→ REQUIRED TASK
Leave out the pictures and transcribe everything else exactly.

→ INFORMATION SHOWN
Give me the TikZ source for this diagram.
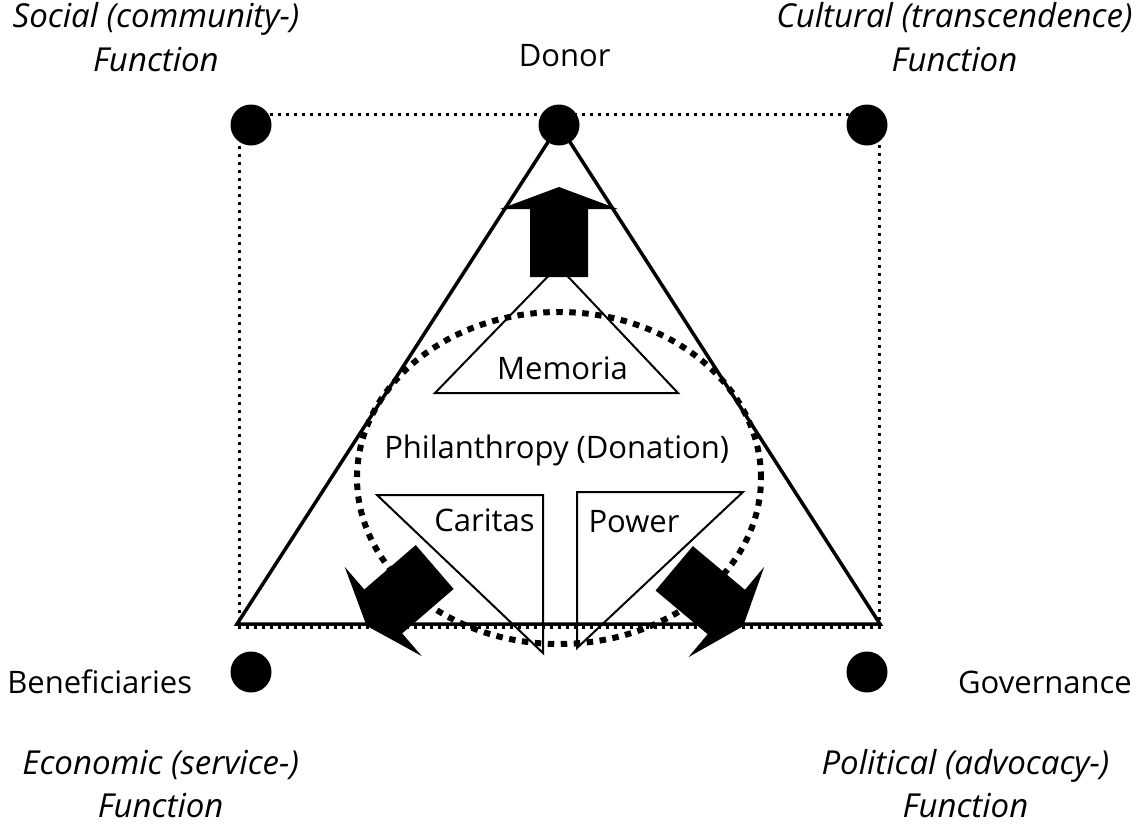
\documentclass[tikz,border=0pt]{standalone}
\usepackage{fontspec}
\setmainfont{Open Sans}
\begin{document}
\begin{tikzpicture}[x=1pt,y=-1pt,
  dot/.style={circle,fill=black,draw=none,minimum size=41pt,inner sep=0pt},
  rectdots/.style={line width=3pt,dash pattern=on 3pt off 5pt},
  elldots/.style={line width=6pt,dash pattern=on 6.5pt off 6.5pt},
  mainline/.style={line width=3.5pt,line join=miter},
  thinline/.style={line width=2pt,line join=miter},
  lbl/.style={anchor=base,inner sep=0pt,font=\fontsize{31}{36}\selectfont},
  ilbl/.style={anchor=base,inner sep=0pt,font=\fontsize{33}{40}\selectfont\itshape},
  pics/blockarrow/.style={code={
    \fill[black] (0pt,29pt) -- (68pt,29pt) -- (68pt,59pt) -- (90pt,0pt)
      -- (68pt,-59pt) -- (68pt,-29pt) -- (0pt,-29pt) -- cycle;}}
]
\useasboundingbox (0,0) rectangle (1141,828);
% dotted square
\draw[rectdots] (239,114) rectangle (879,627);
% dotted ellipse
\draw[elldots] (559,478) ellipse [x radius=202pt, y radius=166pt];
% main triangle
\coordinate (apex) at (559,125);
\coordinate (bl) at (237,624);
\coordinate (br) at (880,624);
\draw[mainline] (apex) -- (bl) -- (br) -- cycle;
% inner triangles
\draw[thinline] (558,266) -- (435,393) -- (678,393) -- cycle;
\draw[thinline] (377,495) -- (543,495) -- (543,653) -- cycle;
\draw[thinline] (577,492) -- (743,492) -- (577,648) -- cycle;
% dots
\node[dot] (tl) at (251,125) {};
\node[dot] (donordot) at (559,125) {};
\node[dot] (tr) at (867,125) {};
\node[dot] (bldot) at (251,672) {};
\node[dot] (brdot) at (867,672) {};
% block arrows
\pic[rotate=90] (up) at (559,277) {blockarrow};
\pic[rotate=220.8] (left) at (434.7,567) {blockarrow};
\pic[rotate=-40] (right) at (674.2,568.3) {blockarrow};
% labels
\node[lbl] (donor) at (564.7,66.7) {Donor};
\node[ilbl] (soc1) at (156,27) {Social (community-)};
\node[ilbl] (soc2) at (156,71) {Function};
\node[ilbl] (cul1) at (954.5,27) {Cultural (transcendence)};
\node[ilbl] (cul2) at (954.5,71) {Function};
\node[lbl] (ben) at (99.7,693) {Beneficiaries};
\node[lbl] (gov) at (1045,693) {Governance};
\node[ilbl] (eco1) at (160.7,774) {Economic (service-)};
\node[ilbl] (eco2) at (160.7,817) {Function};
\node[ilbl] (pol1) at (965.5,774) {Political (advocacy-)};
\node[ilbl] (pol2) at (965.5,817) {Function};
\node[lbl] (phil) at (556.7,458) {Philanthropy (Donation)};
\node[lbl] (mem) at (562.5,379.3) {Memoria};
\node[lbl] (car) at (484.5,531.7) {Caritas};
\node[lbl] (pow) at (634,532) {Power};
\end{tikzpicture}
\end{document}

→ EXPECTED OUTPUT
Give me the TikZ source for this diagram.
\documentclass[tikz,border=0pt]{standalone}
\usepackage{fontspec}
\setmainfont{Open Sans}
\begin{document}
\begin{tikzpicture}[x=1pt,y=-1pt,
  dot/.style={circle,fill=black,draw=none,minimum size=41pt,inner sep=0pt},
  rectdots/.style={line width=3pt,dash pattern=on 3pt off 5pt},
  elldots/.style={line width=6pt,dash pattern=on 6.5pt off 6.5pt},
  mainline/.style={line width=3.5pt,line join=miter},
  thinline/.style={line width=2pt,line join=miter},
  lbl/.style={anchor=base,inner sep=0pt,font=\fontsize{31}{36}\selectfont},
  ilbl/.style={anchor=base,inner sep=0pt,font=\fontsize{33}{40}\selectfont\itshape},
  pics/blockarrow/.style={code={
    \fill[black] (0pt,29pt) -- (68pt,29pt) -- (68pt,59pt) -- (90pt,0pt)
      -- (68pt,-59pt) -- (68pt,-29pt) -- (0pt,-29pt) -- cycle;}}
]
\useasboundingbox (0,0) rectangle (1141,828);
% dotted square
\draw[rectdots] (239,114) rectangle (879,627);
% dotted ellipse
\draw[elldots] (559,478) ellipse [x radius=202pt, y radius=166pt];
% main triangle
\coordinate (apex) at (559,125);
\coordinate (bl) at (237,624);
\coordinate (br) at (880,624);
\draw[mainline] (apex) -- (bl) -- (br) -- cycle;
% inner triangles
\draw[thinline] (558,266) -- (435,393) -- (678,393) -- cycle;
\draw[thinline] (377,495) -- (543,495) -- (543,653) -- cycle;
\draw[thinline] (577,492) -- (743,492) -- (577,648) -- cycle;
% dots
\node[dot] (tl) at (251,125) {};
\node[dot] (donordot) at (559,125) {};
\node[dot] (tr) at (867,125) {};
\node[dot] (bldot) at (251,672) {};
\node[dot] (brdot) at (867,672) {};
% block arrows
\pic[rotate=90] (up) at (559,277) {blockarrow};
\pic[rotate=220.8] (left) at (434.7,567) {blockarrow};
\pic[rotate=-40] (right) at (674.2,568.3) {blockarrow};
% labels
\node[lbl] (donor) at (564.7,66.7) {Donor};
\node[ilbl] (soc1) at (156,27) {Social (community-)};
\node[ilbl] (soc2) at (156,71) {Function};
\node[ilbl] (cul1) at (954.5,27) {Cultural (transcendence)};
\node[ilbl] (cul2) at (954.5,71) {Function};
\node[lbl] (ben) at (99.7,693) {Beneficiaries};
\node[lbl] (gov) at (1045,693) {Governance};
\node[ilbl] (eco1) at (160.7,774) {Economic (service-)};
\node[ilbl] (eco2) at (160.7,817) {Function};
\node[ilbl] (pol1) at (965.5,774) {Political (advocacy-)};
\node[ilbl] (pol2) at (965.5,817) {Function};
\node[lbl] (phil) at (556.7,458) {Philanthropy (Donation)};
\node[lbl] (mem) at (562.5,379.3) {Memoria};
\node[lbl] (car) at (484.5,531.7) {Caritas};
\node[lbl] (pow) at (634,532) {Power};
\end{tikzpicture}
\end{document}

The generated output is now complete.